Blessed John XXIII, who called the Second Vatican Council, zealously promoted Latin in his encyclical Veterum Sapientia:
“Of its very nature Latin is most suitable for promoting every form of culture among peoples. It gives rise to no jealousies. It does not favor any one nation, but presents itself with equal impartiality to all and is equally acceptable to all. Nor must we overlook the characteristic nobility of Latin’s formal structure. Its ‘concise, varied and harmonious style, full of majesty and dignity’ makes for singular clarity and impressiveness of expression.
For these reasons the Apostolic See has always been at pains to preserve Latin, deeming it worthy of being used in the exercise of her teaching authority ‘as the splendid vesture of her heavenly doctrine and sacred laws.’ She further requires her sacred minis ers to use it, for by so doing they are the better able, wherever they may be, to acquaint themselves with the mind of the Holy See on any matter, and communicate the more easily with Rome and with one another.
Thus the ‘knowledge and use of this language,’ so intimately bound up with the Church’s life, ‘is important not so much on cultural or literary grounds, as for religious reasons.’ These are the words of Our Predecessor Pius XI, who conducted a scientific inquiry into this whole subject, and indicated three qualities of the Latin language which harmonize to a remarkable degree with the Church’s nature. ‘For the Church, precisely because it embraces all nations and is destined to endure to the end of time . . of its very nature requires a language which is universal, immutable, and non vernacular.’…

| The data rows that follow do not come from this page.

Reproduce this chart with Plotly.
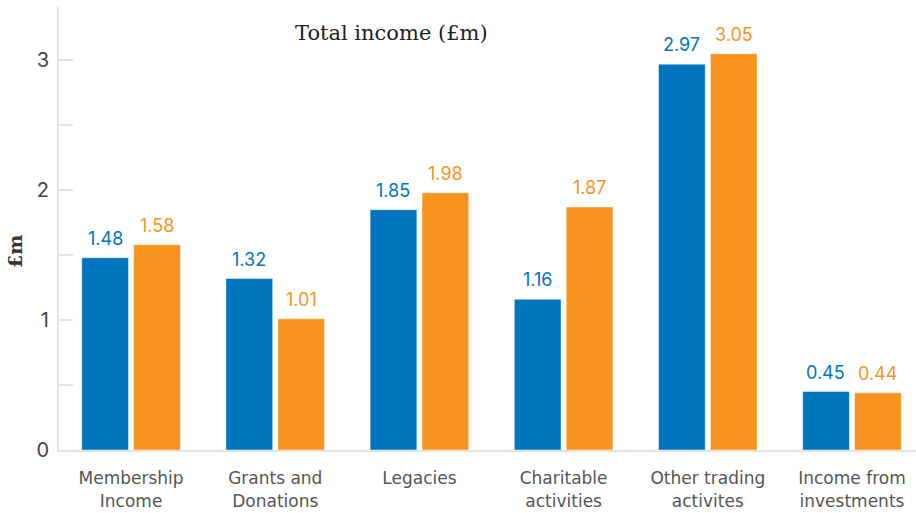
import plotly.graph_objects as go

categories = [
    "Membership<br>Income",
    "Grants and<br>Donations",
    "Legacies",
    "Charitable<br>activities",
    "Other trading<br>activites",
    "Income from<br>investments",
]
series_a = [1.48, 1.32, 1.85, 1.16, 2.97, 0.45]
series_b = [1.58, 1.01, 1.98, 1.87, 3.05, 0.44]

blue = "#0074BD"
orange = "#F7931E"
label_font = "Inter, Noto Sans, sans-serif"
axis_font = "DejaVu Sans, sans-serif"
serif_font = "DejaVu Serif, Liberation Serif, serif"

fig = go.Figure()
for vals, col in [(series_a, blue), (series_b, orange)]:
    fig.add_trace(go.Bar(
        x=categories,
        y=vals,
        marker=dict(color=col, line=dict(color="rgba(255,255,255,0.45)", width=1)),
        hoverinfo="x+y",
    ))

# value labels above each bar, offset to the bar's side of the group
for vals, col, shift in [(series_a, blue, -26), (series_b, orange, 26)]:
    for cat, v in zip(categories, vals):
        fig.add_annotation(
            x=cat, y=v, xref="x", yref="y",
            text=f"{v:.2f}",
            xshift=shift, yshift=7,
            xanchor="center", yanchor="bottom",
            showarrow=False,
            font=dict(family=label_font, size=18, color=col),
        )

fig.update_layout(
    width=916,
    height=513,
    margin=dict(l=59, r=0, t=7, b=63),
    paper_bgcolor="white",
    plot_bgcolor="white",
    showlegend=False,
    barmode="group",
    bargap=0.28,
    bargroupgap=0.1,
)

fig.update_xaxes(
    range=[-0.5, 5.444],
    showline=True,
    linecolor="#e3e3e3",
    linewidth=2,
    ticks="",
    showgrid=False,
    ticklabelstandoff=12,
    tickfont=dict(family=axis_font, size=17, color="#555555"),
)

fig.update_yaxes(
    range=[0, 3.41],
    showline=True,
    linecolor="#e3e3e3",
    linewidth=2,
    showgrid=False,
    zeroline=False,
    dtick=1,
    ticks="inside",
    ticklen=14,
    tickcolor="#e3e3e3",
    tickwidth=1.5,
    minor=dict(dtick=0.5, ticks="inside", ticklen=14, tickcolor="#e3e3e3", tickwidth=1.5),
    ticklabelstandoff=4,
    tickfont=dict(family=label_font, size=20, color="#444444"),
)

fig.add_annotation(
    text="Total income (£m)",
    xref="paper", yref="paper",
    x=(391 - 59) / 857, y=1 + (7 - 33) / 443,
    xanchor="center", yanchor="middle",
    showarrow=False,
    font=dict(family=serif_font, size=21, color="#222222"),
)

fig.add_annotation(
    text="<b>£m</b>",
    xref="paper", yref="paper",
    x=(15 - 59) / 857, y=(450 - 252) / 443,
    xanchor="center", yanchor="middle",
    textangle=-90,
    showarrow=False,
    font=dict(family=serif_font, size=19, color="#333333"),
)

fig.write_html("out.html")
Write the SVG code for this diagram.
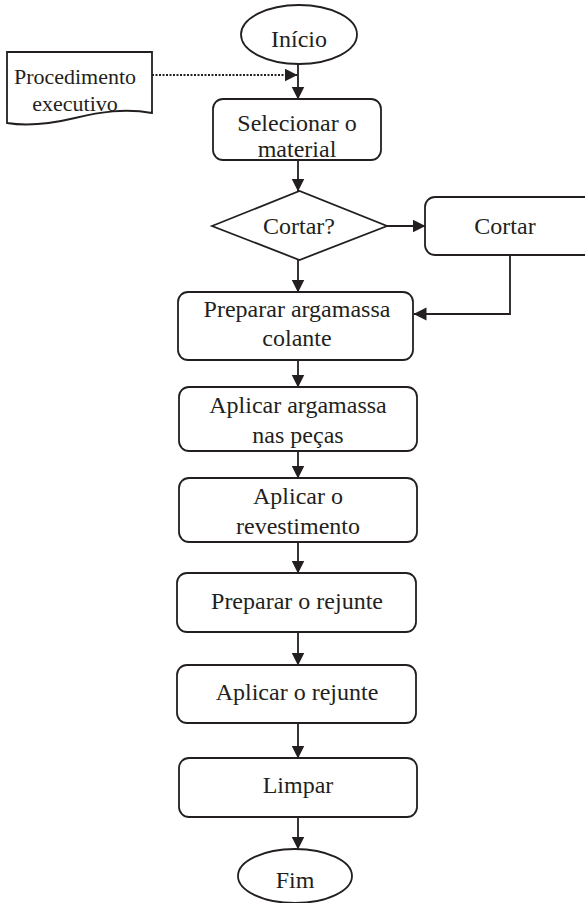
<svg xmlns="http://www.w3.org/2000/svg" width="585" height="903" viewBox="0 0 585 903">
  <style>
    .shape { fill: #ffffff; stroke: #231f20; stroke-width: 1.8; }
    .edge { fill: none; stroke: #231f20; stroke-width: 1.8; }
    .dotted { stroke-dasharray: 2 1.5; }
    text { font-family: "Liberation Serif", "Times New Roman", serif; font-size: 24px; fill: #231f20; text-anchor: middle; }
    .small { font-size: 22px; }
  </style>
  <defs>
    <marker id="arrow" markerUnits="userSpaceOnUse" markerWidth="14" markerHeight="14" refX="12.5" refY="6.5" orient="auto">
      <path d="M0,0 L13,6.5 L0,13 Z" fill="#231f20"/>
    </marker>
  </defs>
  <rect width="585" height="903" fill="#ffffff"/>

  <g id="connectors">
    <line class="edge" x1="298" y1="64" x2="298" y2="99" marker-end="url(#arrow)"/>
    <line class="edge dotted" x1="152" y1="75" x2="297" y2="75" marker-end="url(#arrow)"/>
    <line class="edge" x1="298" y1="160" x2="298" y2="191" marker-end="url(#arrow)"/>
    <line class="edge" x1="387" y1="226" x2="425" y2="226" marker-end="url(#arrow)"/>
    <line class="edge" x1="298" y1="260" x2="298" y2="292" marker-end="url(#arrow)"/>
    <polyline class="edge" points="510,255 510,314 414,314" marker-end="url(#arrow)"/>
    <line class="edge" x1="298" y1="360" x2="298" y2="387" marker-end="url(#arrow)"/>
    <line class="edge" x1="298" y1="451" x2="298" y2="478" marker-end="url(#arrow)"/>
    <line class="edge" x1="298" y1="542" x2="298" y2="573" marker-end="url(#arrow)"/>
    <line class="edge" x1="298" y1="632" x2="298" y2="665" marker-end="url(#arrow)"/>
    <line class="edge" x1="298" y1="723" x2="298" y2="758" marker-end="url(#arrow)"/>
    <line class="edge" x1="298" y1="817" x2="298" y2="849" marker-end="url(#arrow)"/>
  </g>

  <g id="inicio">
    <ellipse class="shape" cx="299" cy="34.5" rx="58" ry="29.5"/>
    <text x="299" y="47">Início</text>
  </g>

  <g id="procedimento">
    <path class="shape" d="M7,52 H152 V113 C125,108 100,112 75,118 C50,124 25,126 7,123 Z"/>
    <text class="small" x="75" y="84">Procedimento</text>
    <text class="small" x="75" y="111">executivo</text>
  </g>

  <g id="selecionar">
    <rect class="shape" x="213" y="99" width="168" height="61" rx="10"/>
    <text x="297" y="131">Selecionar o</text>
    <text x="297" y="157">material</text>
  </g>

  <g id="cortar-decisao">
    <polygon class="shape" points="212,226 299.5,191 387,226 299.5,260"/>
    <text x="299" y="234">Cortar?</text>
  </g>

  <g id="cortar">
    <rect class="shape" x="425" y="197" width="170" height="58" rx="10"/>
    <text x="505" y="234">Cortar</text>
  </g>

  <g id="preparar-argamassa">
    <rect class="shape" x="178" y="292" width="235" height="68" rx="10"/>
    <text x="297" y="317">Preparar argamassa</text>
    <text x="297" y="346">colante</text>
  </g>

  <g id="aplicar-argamassa">
    <rect class="shape" x="179" y="387" width="238" height="64" rx="10"/>
    <text x="298" y="413">Aplicar argamassa</text>
    <text x="298" y="443">nas peças</text>
  </g>

  <g id="aplicar-revestimento">
    <rect class="shape" x="179" y="478" width="238" height="64" rx="10"/>
    <text x="298" y="504">Aplicar o</text>
    <text x="298" y="534">revestimento</text>
  </g>

  <g id="preparar-rejunte">
    <rect class="shape" x="177" y="573" width="239" height="59" rx="10"/>
    <text x="297" y="609">Preparar o rejunte</text>
  </g>

  <g id="aplicar-rejunte">
    <rect class="shape" x="177" y="665" width="239" height="58" rx="10"/>
    <text x="297" y="700">Aplicar o rejunte</text>
  </g>

  <g id="limpar">
    <rect class="shape" x="179" y="758" width="238" height="59" rx="10"/>
    <text x="298" y="793">Limpar</text>
  </g>

  <g id="fim">
    <ellipse class="shape" cx="295" cy="876" rx="57" ry="27"/>
    <text x="295" y="888">Fim</text>
  </g>
</svg>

Furthermore, the Church’s language must be not only universal but also immutable. Modern languages are liable to change, and no single one of them is superior to the others in authority. Thus if the truths of the Catholic Church were entrusted to an unspecified number of them, the meaning of these truths, varied as they are, would not be manifested to everyone with sufficient clarity and precision. There would, moreover, be no language which could serve as a common and constant norm by which to gauge the exact meaning of other renderings.
But Latin is indeed such a language. It is set and unchanging. it has long since ceased to be affected by those alterations in the meaning of words which are the normal result of daily, popular use. Certain Latin words, it is true, acquired new meanings as Christian teaching developed and needed to be explained and defended, but these new meanings have long since become accepted and firmly established.
Finally, the Catholic Church has a dignity far surpassing that of every merely human society, for it was founded by Christ the Lord. It is altogether fitting, therefore, that the language it uses should be noble, majestic, and non-vernacular. In addition, the Latin language ‘can be called truly catholic.’ It has been consecrated through constant use by the Apostolic See, the mother and teacher of all Churches, and must be esteemed ‘a treasure . . . of incomparable worth.’ It is a general passport to the proper understanding of the Christian writers of antiquity and the documents of the Churchs teaching. It is also a most effective bond, binding the Church of today with that of the past and of the future in wonderful continuity.”